> _Short problem_:
Please transcribe the data below exactly. Leave the pictures out.

§ §

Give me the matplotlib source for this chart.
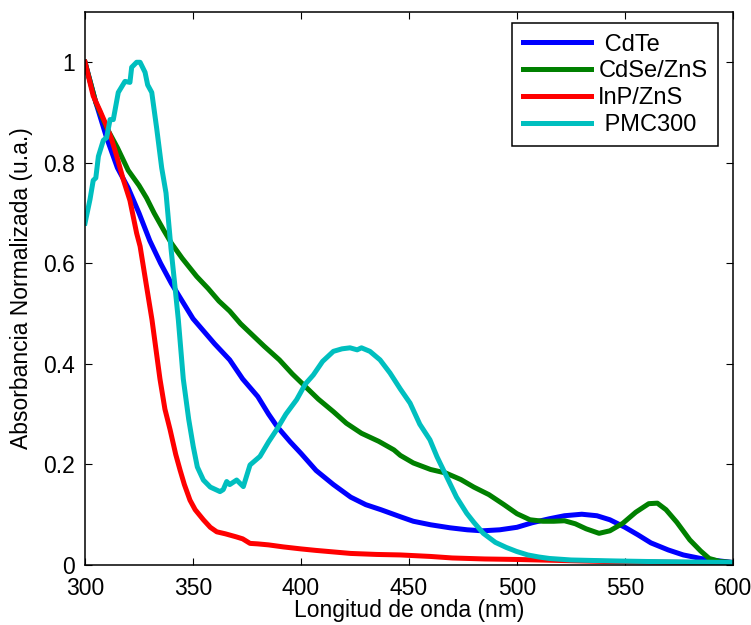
import matplotlib.pyplot as plt
import numpy as np

plt.rcParams['font.family'] = ['Liberation Sans', 'DejaVu Sans']

# CdTe
cdte_x = [300, 305, 310, 315, 320, 325, 330, 335, 340, 345, 350, 355, 360, 367, 373,
          380, 385, 389, 395, 400, 407, 415, 423, 430, 437, 446, 452, 460, 469, 477,
          484, 492, 500, 507, 515, 522, 530, 537, 543, 550, 556, 562, 570, 577, 585,
          592, 600]
cdte_y = [1.00, 0.92, 0.85, 0.79, 0.75, 0.70, 0.645, 0.60, 0.56, 0.525, 0.49, 0.465,
          0.44, 0.408, 0.37, 0.335, 0.30, 0.275, 0.245, 0.222, 0.188, 0.16, 0.135,
          0.12, 0.11, 0.096, 0.087, 0.08, 0.074, 0.07, 0.068, 0.07, 0.075, 0.084,
          0.092, 0.098, 0.101, 0.098, 0.09, 0.075, 0.06, 0.044, 0.03, 0.02, 0.013,
          0.009, 0.005]

# CdSe/ZnS
cdse_x = [300, 305, 310, 315, 320, 325, 328.5, 332, 336.3, 340, 345, 351.7, 357, 362,
          367, 372, 376.4, 383, 390, 396, 402, 408, 415, 421, 428, 436, 443, 446, 452,
          460, 467, 474, 480, 487, 494, 500, 506, 512, 517, 522, 527, 532, 538, 543,
          549, 555, 561, 565, 569, 574, 580, 585, 589, 594, 600]
cdse_y = [1.00, 0.92, 0.87, 0.83, 0.785, 0.755, 0.73, 0.70, 0.667, 0.64, 0.61, 0.574,
          0.55, 0.525, 0.505, 0.48, 0.462, 0.435, 0.408, 0.38, 0.355, 0.33, 0.305,
          0.282, 0.262, 0.246, 0.229, 0.218, 0.203, 0.19, 0.183, 0.17, 0.155, 0.14,
          0.12, 0.102, 0.09, 0.087, 0.087, 0.088, 0.082, 0.072, 0.063, 0.068, 0.083,
          0.105, 0.122, 0.123, 0.11, 0.085, 0.05, 0.028, 0.013, 0.007, 0.005]

# InP/ZnS
inp_x = [300, 303.8, 307, 310, 312.3, 314.7, 317.7, 320.8, 323.9, 325.5, 328.5, 331,
         334.7, 337, 339.4, 342, 344, 346, 348.6, 351, 354.8, 358, 361, 365, 370, 373,
         376.4, 380, 385, 391.8, 400, 407, 415, 423, 435, 446, 460, 470, 485, 500,
         520, 540, 560, 580, 600]
inp_y = [1.00, 0.933, 0.903, 0.873, 0.847, 0.813, 0.767, 0.725, 0.66, 0.634, 0.554,
         0.488, 0.37, 0.31, 0.269, 0.22, 0.189, 0.16, 0.129, 0.11, 0.09, 0.075, 0.066,
         0.062, 0.056, 0.052, 0.043, 0.042, 0.04, 0.036, 0.032, 0.029, 0.026, 0.023,
         0.021, 0.02, 0.017, 0.014, 0.012, 0.011, 0.009, 0.007, 0.006, 0.005, 0.004]

# PMC300
pmc_x = [300, 302.3, 303.8, 305, 306.2, 308.5, 310, 311.6, 313.1, 315.4, 318.5, 320.8,
         321.6, 323.9, 325.5, 327.8, 329, 330.9, 333.2, 335.5, 337.5, 339.8, 341.5,
         343.2, 345.5, 348, 350.1, 352, 354.8, 358, 362.5, 364, 365.6, 367, 370.2,
         373.3, 376.4, 381, 385, 388.7, 393, 398, 402, 405.7, 410, 415, 419, 422.7,
         426, 428, 431.9, 436.6, 441.2, 446, 450.5, 455, 459.7, 463, 467.4, 472,
         476.7, 480, 484.4, 490, 495, 499.8, 505, 510, 515, 525, 535, 546, 560, 580,
         600]
pmc_y = [0.68, 0.727, 0.765, 0.77, 0.813, 0.845, 0.85, 0.886, 0.886, 0.94, 0.962, 0.96,
         0.99, 1.00, 1.00, 0.98, 0.955, 0.94, 0.868, 0.79, 0.74, 0.63, 0.56, 0.488,
         0.37, 0.29, 0.236, 0.195, 0.169, 0.155, 0.146, 0.15, 0.166, 0.16, 0.169,
         0.156, 0.199, 0.216, 0.245, 0.269, 0.30, 0.329, 0.36, 0.378, 0.405, 0.425,
         0.43, 0.432, 0.428, 0.432, 0.425, 0.408, 0.382, 0.35, 0.322, 0.28, 0.249,
         0.215, 0.176, 0.135, 0.103, 0.085, 0.063, 0.045, 0.035, 0.027, 0.02, 0.016,
         0.013, 0.01, 0.009, 0.008, 0.007, 0.006, 0.005]

fig = plt.figure(figsize=(7.51, 6.25), dpi=100)
ax = fig.add_axes([0.1132, 0.096, 0.8628, 0.8848])

lw = 3.6
ax.plot(cdte_x, cdte_y, color='#0000FF', lw=lw, label=' CdTe')
ax.plot(cdse_x, cdse_y, color='#008000', lw=lw, label='CdSe/ZnS')
ax.plot(inp_x, inp_y, color='#FF0000', lw=lw, label='InP/ZnS')
ax.plot(pmc_x, pmc_y, color='#00BFBF', lw=lw, label=' PMC300')

ax.set_xlim(300, 600)
ax.set_ylim(0, 1.1)
ax.set_xticks(np.arange(300, 601, 50))
ax.set_yticks([0, 0.2, 0.4, 0.6, 0.8, 1])
ax.set_yticklabels(['0', '0.2', '0.4', '0.6', '0.8', '1'])
ax.tick_params(direction='in', length=5, width=0.8, top=True, right=True,
               labelsize=16.5, pad=7)
ax.tick_params(axis='x', pad=8.5)
for s in ax.spines.values():
    s.set_linewidth(1.1)

ax.set_xlabel('Longitud de onda (nm)', fontsize=16.5)
ax.set_ylabel('Absorbancia Normalizada (u.a.)', fontsize=16.5)
ax.xaxis.set_label_coords(0.5, -0.062)
ax.yaxis.set_label_coords(-0.08, 0.5)

leg = ax.legend(loc='upper right', bbox_to_anchor=(0.977, 0.980), borderaxespad=0,
                fontsize=17, handlelength=2.9, handletextpad=0.3, labelspacing=0.2,
                borderpad=0.45, fancybox=False, framealpha=1, edgecolor='black')
leg.get_frame().set_linewidth(1.1)

plt.savefig('out.png', dpi=100)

§ §

> _Response below_:
Give me the matplotlib source for this chart.
import matplotlib.pyplot as plt
import numpy as np

plt.rcParams['font.family'] = ['Liberation Sans', 'DejaVu Sans']

# CdTe
cdte_x = [300, 305, 310, 315, 320, 325, 330, 335, 340, 345, 350, 355, 360, 367, 373,
          380, 385, 389, 395, 400, 407, 415, 423, 430, 437, 446, 452, 460, 469, 477,
          484, 492, 500, 507, 515, 522, 530, 537, 543, 550, 556, 562, 570, 577, 585,
          592, 600]
cdte_y = [1.00, 0.92, 0.85, 0.79, 0.75, 0.70, 0.645, 0.60, 0.56, 0.525, 0.49, 0.465,
          0.44, 0.408, 0.37, 0.335, 0.30, 0.275, 0.245, 0.222, 0.188, 0.16, 0.135,
          0.12, 0.11, 0.096, 0.087, 0.08, 0.074, 0.07, 0.068, 0.07, 0.075, 0.084,
          0.092, 0.098, 0.101, 0.098, 0.09, 0.075, 0.06, 0.044, 0.03, 0.02, 0.013,
          0.009, 0.005]

# CdSe/ZnS
cdse_x = [300, 305, 310, 315, 320, 325, 328.5, 332, 336.3, 340, 345, 351.7, 357, 362,
          367, 372, 376.4, 383, 390, 396, 402, 408, 415, 421, 428, 436, 443, 446, 452,
          460, 467, 474, 480, 487, 494, 500, 506, 512, 517, 522, 527, 532, 538, 543,
          549, 555, 561, 565, 569, 574, 580, 585, 589, 594, 600]
cdse_y = [1.00, 0.92, 0.87, 0.83, 0.785, 0.755, 0.73, 0.70, 0.667, 0.64, 0.61, 0.574,
          0.55, 0.525, 0.505, 0.48, 0.462, 0.435, 0.408, 0.38, 0.355, 0.33, 0.305,
          0.282, 0.262, 0.246, 0.229, 0.218, 0.203, 0.19, 0.183, 0.17, 0.155, 0.14,
          0.12, 0.102, 0.09, 0.087, 0.087, 0.088, 0.082, 0.072, 0.063, 0.068, 0.083,
          0.105, 0.122, 0.123, 0.11, 0.085, 0.05, 0.028, 0.013, 0.007, 0.005]

# InP/ZnS
inp_x = [300, 303.8, 307, 310, 312.3, 314.7, 317.7, 320.8, 323.9, 325.5, 328.5, 331,
         334.7, 337, 339.4, 342, 344, 346, 348.6, 351, 354.8, 358, 361, 365, 370, 373,
         376.4, 380, 385, 391.8, 400, 407, 415, 423, 435, 446, 460, 470, 485, 500,
         520, 540, 560, 580, 600]
inp_y = [1.00, 0.933, 0.903, 0.873, 0.847, 0.813, 0.767, 0.725, 0.66, 0.634, 0.554,
         0.488, 0.37, 0.31, 0.269, 0.22, 0.189, 0.16, 0.129, 0.11, 0.09, 0.075, 0.066,
         0.062, 0.056, 0.052, 0.043, 0.042, 0.04, 0.036, 0.032, 0.029, 0.026, 0.023,
         0.021, 0.02, 0.017, 0.014, 0.012, 0.011, 0.009, 0.007, 0.006, 0.005, 0.004]

# PMC300
pmc_x = [300, 302.3, 303.8, 305, 306.2, 308.5, 310, 311.6, 313.1, 315.4, 318.5, 320.8,
         321.6, 323.9, 325.5, 327.8, 329, 330.9, 333.2, 335.5, 337.5, 339.8, 341.5,
         343.2, 345.5, 348, 350.1, 352, 354.8, 358, 362.5, 364, 365.6, 367, 370.2,
         373.3, 376.4, 381, 385, 388.7, 393, 398, 402, 405.7, 410, 415, 419, 422.7,
         426, 428, 431.9, 436.6, 441.2, 446, 450.5, 455, 459.7, 463, 467.4, 472,
         476.7, 480, 484.4, 490, 495, 499.8, 505, 510, 515, 525, 535, 546, 560, 580,
         600]
pmc_y = [0.68, 0.727, 0.765, 0.77, 0.813, 0.845, 0.85, 0.886, 0.886, 0.94, 0.962, 0.96,
         0.99, 1.00, 1.00, 0.98, 0.955, 0.94, 0.868, 0.79, 0.74, 0.63, 0.56, 0.488,
         0.37, 0.29, 0.236, 0.195, 0.169, 0.155, 0.146, 0.15, 0.166, 0.16, 0.169,
         0.156, 0.199, 0.216, 0.245, 0.269, 0.30, 0.329, 0.36, 0.378, 0.405, 0.425,
         0.43, 0.432, 0.428, 0.432, 0.425, 0.408, 0.382, 0.35, 0.322, 0.28, 0.249,
         0.215, 0.176, 0.135, 0.103, 0.085, 0.063, 0.045, 0.035, 0.027, 0.02, 0.016,
         0.013, 0.01, 0.009, 0.008, 0.007, 0.006, 0.005]

fig = plt.figure(figsize=(7.51, 6.25), dpi=100)
ax = fig.add_axes([0.1132, 0.096, 0.8628, 0.8848])

lw = 3.6
ax.plot(cdte_x, cdte_y, color='#0000FF', lw=lw, label=' CdTe')
ax.plot(cdse_x, cdse_y, color='#008000', lw=lw, label='CdSe/ZnS')
ax.plot(inp_x, inp_y, color='#FF0000', lw=lw, label='InP/ZnS')
ax.plot(pmc_x, pmc_y, color='#00BFBF', lw=lw, label=' PMC300')

ax.set_xlim(300, 600)
ax.set_ylim(0, 1.1)
ax.set_xticks(np.arange(300, 601, 50))
ax.set_yticks([0, 0.2, 0.4, 0.6, 0.8, 1])
ax.set_yticklabels(['0', '0.2', '0.4', '0.6', '0.8', '1'])
ax.tick_params(direction='in', length=5, width=0.8, top=True, right=True,
               labelsize=16.5, pad=7)
ax.tick_params(axis='x', pad=8.5)
for s in ax.spines.values():
    s.set_linewidth(1.1)

ax.set_xlabel('Longitud de onda (nm)', fontsize=16.5)
ax.set_ylabel('Absorbancia Normalizada (u.a.)', fontsize=16.5)
ax.xaxis.set_label_coords(0.5, -0.062)
ax.yaxis.set_label_coords(-0.08, 0.5)

leg = ax.legend(loc='upper right', bbox_to_anchor=(0.977, 0.980), borderaxespad=0,
                fontsize=17, handlelength=2.9, handletextpad=0.3, labelspacing=0.2,
                borderpad=0.45, fancybox=False, framealpha=1, edgecolor='black')
leg.get_frame().set_linewidth(1.1)

plt.savefig('out.png', dpi=100)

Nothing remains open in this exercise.